# how to hold my pigeon the right way



## pigeon kid (May 19, 2007)

when i go to check on my pigeons (looking for black stuff in there mouth) i dont know how to hold my pigeons the right way. because i have a small coop and when i try to get them they fly away from me, and i dont want them to get hurt. 



pk


----------



## feralpigeon (Feb 14, 2005)

A picture of your setup would be helpful. If they are outdoor birds, you need 
a safe room so that you can close a door behind you before you open
the door to their area. If you are talking about looking for canker (it is usally
noted for being a cheesy yellow button or growth but also can be whitish in coloration), and your birds are not comfortable w/being held, you can bird
burrito them by wrapping a dish towel or the like around their wings to immobilize them so that you can have a look. I'm sure as both you and the
birds become accustomed to one another, you will be able to just put them
in your lap and examine them.

fp


----------



## pigeon kid (May 19, 2007)

its just when i try to get them they go crazy and may hury them self!


----------



## TerriB (Nov 16, 2003)

It helps if you pretend you are busy with something else, and not the least interested in catching or even looking at them. Remember that pigeons have excellent vision and are adept at reading your body language. The more time you spend puttering around in their area, the quicker they will become relaxed in your presence. Good luck!


----------



## pigeon kid (May 19, 2007)

ok here is the pic of my pigeon coop. this might not work at all but here it goes


----------



## Lovebirds (Sep 6, 2002)

PK....( that used to stand for preachers kid...... )....glad it's change to Pigeon Kid...........
First of all, pigeons are flighty by nature. No loft full of birds are going to sit around on perches and let you walk around and pick them up one by one anytime you want to. Just doesn't work like that.
One thing you can do is go into the coop for a little while, 30 minutes or so as often as you can and just hang out. Don't move around. Don't try to catch the birds. Just talk to them and let them be around you. One mistake that fanciers make is going into a loft and chasing the birds for whatever reason. Every time they go in there, they are after a bird. The birds come to expect that when you come in, they're going to be chased. 
Just sit for a while, nice and quiet, then get up and walk out. This will calm them down SOME, but not totally.


----------



## pigeon kid (May 19, 2007)

so you want me to just go inside the coop and just sit in there and after 30 min i should leave. ok i get it so when i go to get the pigeons they think i just will sit for a while and then i grab them. is this correct?


----------



## Lovebirds (Sep 6, 2002)

pigeon kid said:


> so you want me to just go inside the coop and just sit in there and after 30 min i should leave. ok i get it so when i go to get the pigeons they think i just will sit for a while and then i grab them. is this correct?

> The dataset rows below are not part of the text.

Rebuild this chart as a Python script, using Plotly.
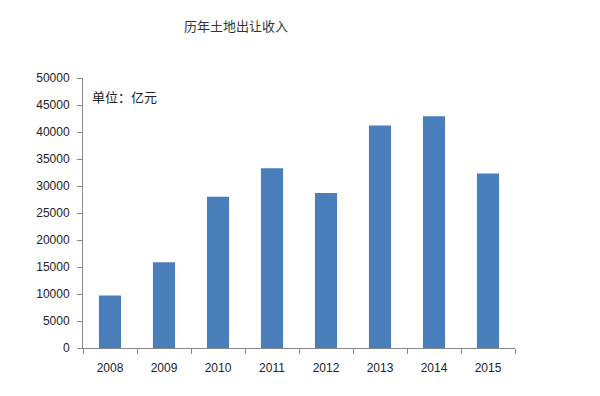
import plotly.graph_objects as go

years = ["2008", "2009", "2010", "2011", "2012", "2013", "2014", "2015"]
revenue = [9700, 15900, 28000, 33300, 28700, 41200, 42900, 32300]
y_ticks = [0, 5000, 10000, 15000, 20000, 25000, 30000, 35000, 40000, 45000, 50000]

W, H = 592, 388  # page body has an 8px default margin

fig = go.Figure(go.Bar(x=years, y=revenue, marker=dict(color="#4A7EBB", line=dict(width=0)), width=0.41))

fig.update_layout(
    width=W, height=H,
    margin=dict(l=75, r=85, t=70, b=48),
    plot_bgcolor="white", paper_bgcolor="white",
    showlegend=False,
    font=dict(family="Liberation Sans, Arial, sans-serif", size=12, color="#222"),
    title=dict(text="历年土地出让收入", x=228/W, xanchor="center", y=1-18/H, yanchor="middle",
               font=dict(family="Noto Sans CJK SC", size=13, color="#333")),
    annotations=[dict(text="单位：亿元", xref="paper", yref="paper", x=(90-83)/432, y=(348-96)/270,
                      xanchor="left", yanchor="middle", showarrow=False,
                      font=dict(family="Noto Sans CJK SC", size=13, color="#222"))],
)
fig.update_xaxes(type="category", showline=True, linecolor="#888", linewidth=1,
                 ticks="outside", tickson="boundaries", ticklen=5, tickcolor="#888",
                 showgrid=False, tickfont=dict(size=12), automargin=False,
                 ticklabelstandoff=9)
fig.update_yaxes(range=[0, 50000], tickvals=y_ticks, ticktext=[str(v) for v in y_ticks],
                 showline=True, linecolor="#888", linewidth=1, ticks="outside", ticklen=5,
                 tickcolor="#888", showgrid=False, zeroline=False, tickfont=dict(size=12),
                 automargin=False, ticklabelstandoff=5)

fig.write_html("out.html")
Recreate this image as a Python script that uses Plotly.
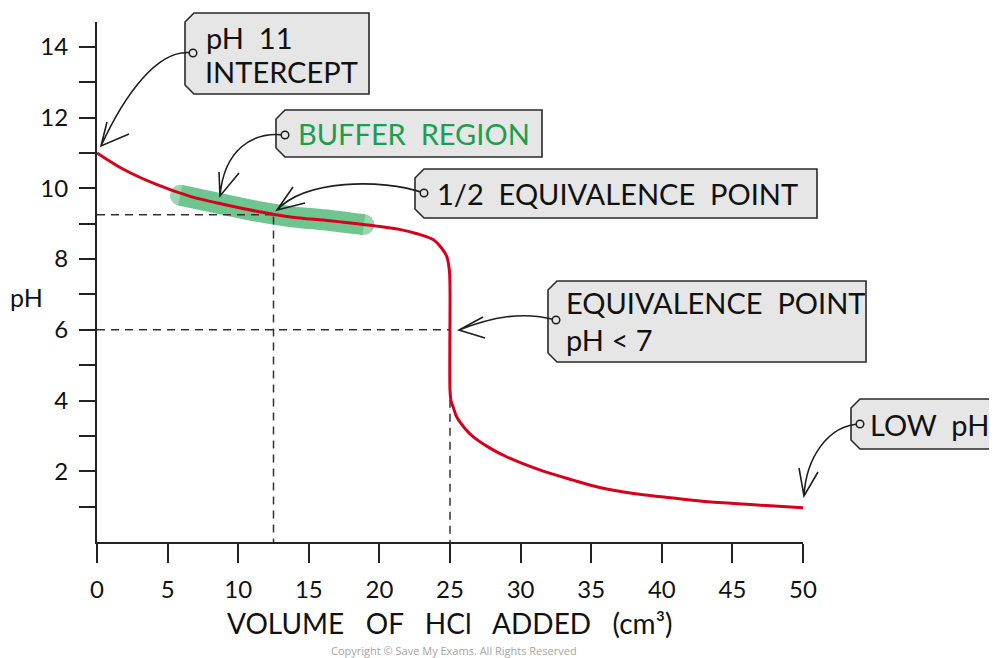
import plotly.graph_objects as go

# ---------------- data ----------------
volume = [0, 1.9, 4.25, 6.6, 9.0, 11.3, 13.7, 16.5, 20.0, 21.5, 22.6, 23.8, 24.4,
          24.77, 24.95, 25.0, 25.0, 25.07, 25.24, 25.47, 26.06, 26.65, 27.8, 29.0,
          31.4, 33.7, 35.6, 38.0, 40.4, 42.7, 45.1, 47.4, 50]
ph = [11.0, 10.53, 10.1, 9.77, 9.54, 9.35, 9.19, 9.08, 8.92, 8.83, 8.72, 8.55, 8.31,
      8.07, 7.7, 7.22, 4.3, 4.0, 3.8, 3.54, 3.21, 2.97, 2.66, 2.41, 2.03, 1.75,
      1.54, 1.37, 1.26, 1.16, 1.09, 1.03, 0.97]

buffer_vol = [5.9, 9, 11.3, 13.7, 16.5, 18.9]
buffer_ph = [9.8, 9.54, 9.35, 9.2, 9.09, 8.97]

half_eq_vol, half_eq_ph = 12.5, 9.25
eq_vol, eq_ph = 25, 6

x_ticks = [0, 5, 10, 15, 20, 25, 30, 35, 40, 45, 50]
y_ticks = list(range(1, 15))
y_ticktext = [str(v) if v % 2 == 0 else "" for v in y_ticks]

# ---------------- layout helpers ----------------
PAGE_W, PAGE_H = 997, 658
BODY = 8                      # default body margin of the html page
W, H = PAGE_W - BODY, PAGE_H - BODY
ML, MR, MT, MB = 97 - BODY, 194, 22 - BODY, 116
PW, PH = W - ML - MR, H - MT - MB
FONT = "Lato"
INK = "#222222"


def fx(px):   # page pixel -> paper x
    return (px - BODY - ML) / PW


def fy(py):   # page pixel -> paper y
    return (H - MB - (py - BODY)) / PH


def tag_path(x0, y0, x1, y1, c=9):
    pts = [(x0 + c, y0), (x1, y0), (x1, y1), (x0 + c, y1), (x0, y1 - c), (x0, y0 + c)]
    return "M " + " L ".join(f"{fx(a):.5f},{fy(b):.5f}" for a, b in pts) + " Z"


def arrow_path(p0, p1, p2, p3, b1, b2):
    s = (f"M {fx(p0[0]):.5f},{fy(p0[1]):.5f} C {fx(p1[0]):.5f},{fy(p1[1]):.5f} "
         f"{fx(p2[0]):.5f},{fy(p2[1]):.5f} {fx(p3[0]):.5f},{fy(p3[1]):.5f} ")
    s += (f"M {fx(b1[0]):.5f},{fy(b1[1]):.5f} L {fx(p3[0]):.5f},{fy(p3[1]):.5f} "
          f"L {fx(b2[0]):.5f},{fy(b2[1]):.5f}")
    return s


fig = go.Figure()

# buffer highlight band
fig.add_trace(go.Scatter(
    x=buffer_vol, y=buffer_ph, mode="lines+markers",
    line=dict(color="#70c48f", width=21, shape="spline"),
    marker=dict(size=[21, 0, 0, 0, 0, 21], color="#70c48f", line=dict(width=0)),
    hoverinfo="skip", showlegend=False, cliponaxis=False))

# dashed guide lines
dash_style = dict(color="#333333", width=1.5, dash="8px,6px")
fig.add_trace(go.Scatter(x=[0, half_eq_vol], y=[half_eq_ph, half_eq_ph], mode="lines",
                         line=dash_style, showlegend=False, hoverinfo="skip"))
fig.add_trace(go.Scatter(x=[half_eq_vol, half_eq_vol], y=[half_eq_ph - 0.05, 0], mode="lines",
                         line=dash_style, showlegend=False, hoverinfo="skip"))
fig.add_trace(go.Scatter(x=[0, eq_vol], y=[eq_ph, eq_ph], mode="lines",
                         line=dash_style, showlegend=False, hoverinfo="skip"))
fig.add_trace(go.Scatter(x=[eq_vol, eq_vol], y=[eq_ph, 0], mode="lines",
                         line=dash_style, showlegend=False, hoverinfo="skip"))

# titration curve
fig.add_trace(go.Scatter(
    x=volume, y=ph, mode="lines",
    line=dict(color="#d5001c", width=3, shape="spline", smoothing=0.9),
    showlegend=False, cliponaxis=False))

shapes = []
annotations = []

boxes = [
    (185, 13, 369, 94),
    (276, 110, 542, 157),
    (415, 169, 817, 218),
    (548, 281, 866, 362),
    (851, 399, 1010, 449),
]
for b in boxes:
    shapes.append(dict(type="path", xref="paper", yref="paper", path=tag_path(*b),
                       fillcolor="#e6e6e6", line=dict(color="#2a2a2a", width=1.6),
                       layer="above"))

arrows = [
    ((193, 53), (158, 47), (124, 96), (101, 146), (129, 134), (107, 122)),
    ((285, 135), (252, 131), (224, 150), (220, 196), (239, 173), (219, 172)),
    ((424, 193), (380, 178), (305, 180), (277, 210), (293, 187), (305, 203)),
    ((556, 320), (522, 311), (492, 317), (459, 330), (483, 317), (485, 338)),
    ((860, 424), (828, 425), (806, 458), (804, 496), (799, 468), (818, 472)),
]
for a in arrows:
    shapes.append(dict(type="path", xref="paper", yref="paper", path=arrow_path(*a),
                       line=dict(color="#1e1e1e", width=1.6), layer="above"))
    px, py = a[0]
    shapes.append(dict(type="circle", xref="paper", yref="paper",
                       x0=fx(px - 3.8), x1=fx(px + 3.8), y0=fy(py + 3.8), y1=fy(py - 3.8),
                       fillcolor="#e6e6e6", line=dict(color="#1e1e1e", width=1.5),
                       layer="above"))


def label(text, px, py, size=29, color="#111111", anchor="left", family=FONT):
    annotations.append(dict(text=text, xref="paper", yref="paper", x=fx(px), y=fy(py),
                            xanchor=anchor, yanchor="middle", showarrow=False,
                            font=dict(family=family, size=size, color=color)))


SP = "\u00a0" * 2
SP3 = "\u00a0" * 3
label(f"pH{SP}11", 204, 37)
label("INTERCEPT", 203, 72)
label(f"BUFFER{SP}REGION", 296, 133, color="#1a9f4e")
label(f"1/2{SP}EQUIVALENCE{SP}POINT", 435, 193)
label(f"EQUIVALENCE{SP}POINT", 564, 302)
label("pH < 7", 564, 339)
label(f"LOW{SP}pH", 868, 424)

label("pH", 26, 297, size=25, anchor="center")
label(f"VOLUME{SP3}OF{SP3}HCl{SP3}ADDED{SP3}(cm³)", 449, 623, size=28, anchor="center")
label("Copyright © Save My Exams. All Rights Reserved", 454, 650, size=11,
      color="#a5a5a5", anchor="center", family="Open Sans")

fig.update_layout(
    width=W, height=H,
    margin=dict(l=ML, r=MR, t=MT, b=MB),
    paper_bgcolor="white", plot_bgcolor="white",
    shapes=shapes, annotations=annotations,
    showlegend=False,
    xaxis=dict(range=[0, 50], tickvals=x_ticks, ticks="outside", ticklen=19, tickwidth=2,
               tickcolor=INK, showline=True, linecolor=INK, linewidth=2, showgrid=False,
               zeroline=False, tickfont=dict(family=FONT, size=24, color="#111"),
               ticklabelstandoff=6, fixedrange=True),
    yaxis=dict(range=[0, 14.7], tickvals=y_ticks, ticktext=y_ticktext, ticks="outside",
               ticklen=16, tickwidth=2, tickcolor=INK, showline=True, linecolor=INK,
               linewidth=2, showgrid=False, zeroline=False,
               tickfont=dict(family=FONT, size=24, color="#111"), ticklabelstandoff=6,
               fixedrange=True),
)

fig.write_html("out.html")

You may still have to chase them when you need to catch one, but by them not knowing when you come in whether you are there for a "Visit" or a "Capture", they won't automatically be scared. If you go in and just sit with them, in a little while, they'll come over to investigate you. Mine pick at my toes or shoes, hop up on my knee and are not scared at all. It takes a lot of time and effort to calm down birds in a loft. Birds in a loft are completely different from a few house pets. You just have to be as calm around them as you can be, try to tame them as much as possible and from there, just let them be pigeons. It's bred into them to be wary of anything that's not a pigeon.


----------



## Lovebirds (Sep 6, 2002)

Oh, and by the way, you have a very nice loft. The chicken wire concerns me a bit, but it really depends on what type of wild life you have running around your area. Is the loft divided into two sections?


----------



## pigeon kid (May 19, 2007)

yes it is divided. and mostly cats but they dont bother













pk


----------



## Reti (Jul 20, 2003)

You might want to put a screen on top of the wire too, it will keep mosquitos and other bugs out too.
Your loft is very nice and your birds are beautiful.
Why do you want to chase them anyway?
As Renee mentioned, it will take a lot of time and patience to tame them, but it can be done. Spending time with them and talking to them will tame them in time. Then you can get up slowly to each of them and talk to them without touching.
I noticed when I talk to each one of them individually they let me touch their feet first. They don't mind it and in time they let me pet them. Some will let me pick them up without a problem, but some just don't like to be petted, you have to respect that.

Reti


----------



## Lin Hansen (Jan 9, 2004)

Beautiful kitty there...just be careful.


Linda


----------



## Hamza (Dec 28, 2006)

My pigeons do trust me and allow me to pet them for 5 secs n move away.. But are still a hastle to catch.. 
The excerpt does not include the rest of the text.